My experience might be similar to what many “nones” grew up with. Parents, in a spirit of liberal and democratic plurality, don’t wish to impose what they see as their worldview on their children. In this day and age it is very modern and progressive to always leave all the options on the table. To remove some of the options strikes many as narrow minded. It is not only on abortion that "nones" are a pro-choice people; it has expanded even to one’s entire view of the cosmos and one’s relation to it.
Lest anyone think I’m throwing my parents under the bus, I’m not. As I said earlier, what they did is noble in a sense.

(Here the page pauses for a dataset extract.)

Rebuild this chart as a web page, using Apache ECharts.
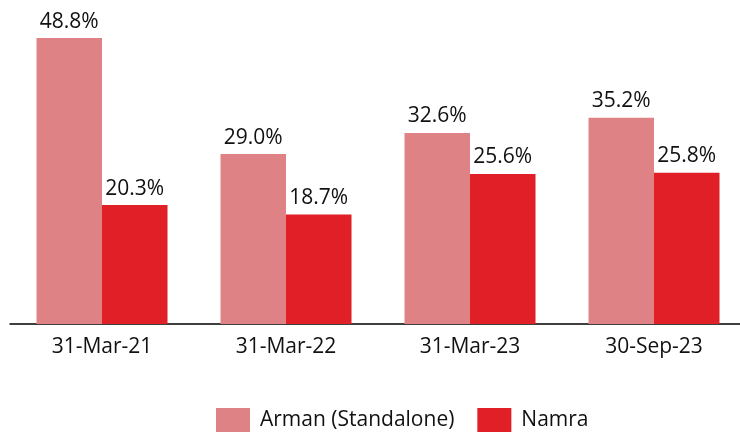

They respected me and the seriousness of life and “what it all means” enough to leave it up to me. If it weren’t for allowing me free reign, I may not be a Christian today. I’ve met many people, some who I’m sure would profess to be a “none” or unaffiliated, who have been burned out on religion due to overzealous and domineering religious parents.
However, persisting unlimited choice is a problem. The virtue of plurality and choices begins to eclipse the virtue of committing to an ideal and sticking to it. For most of my college experience, I was firmly in favor of having all the options before me. I took what I saw as the best of all the philosophy, theology, and literature I read and threw out what didn’t jive with me. I had no interest in committing to all of them. In one moment I was a moralist, championing pagan virtue and natural law, and in my next breath I was a nihilist, preaching will to power and the meaninglessness of life.
Upon reflection, I was too afraid to commit to any worldview at all. If I did, that would mean I would have to behave or at least try to behave by certain principles. As long as I was trying all the options, but not committing to any of them, I could simply justify any behavior I wanted. I did have one governing principle: myself. My passions and desires shaped what I wanted to do, not what I felt was right. There was no need to struggle to do the right thing: the right thing was always whatever I wanted to do.
I’m only speaking from my own experience, and I’m sure many of the nones come from many diverse backgrounds. However, I do wonder if something like my experience can be attributed to the rising number of nones. Raised to believe that any choice you make about life, the universe, and everything is ultimately the right one, and with no reason to commit to any of them almost demands it. It is simply the path of least resistance. As the church institutions have been muzzled and eroded from years of relativism, all that is left is us. Any decision you make ultimately becomes the right one if you are not committed to something larger than yourself.
Eventually, I realized that if I cared about Truth, and believed that it had meaning for my life, I could not remain a shopping skeptic forever. Implicit in the wandering free thinking skeptic who is “there for the journey” is the denial that human beings and the Truth can interact. But if the Truth does matter for human life, that means taking risks by committing ourselves to it as best we understand it. We will most certainly make mistakes as we fumble towards the divine, but to begin we must take, as they say, a leap of faith.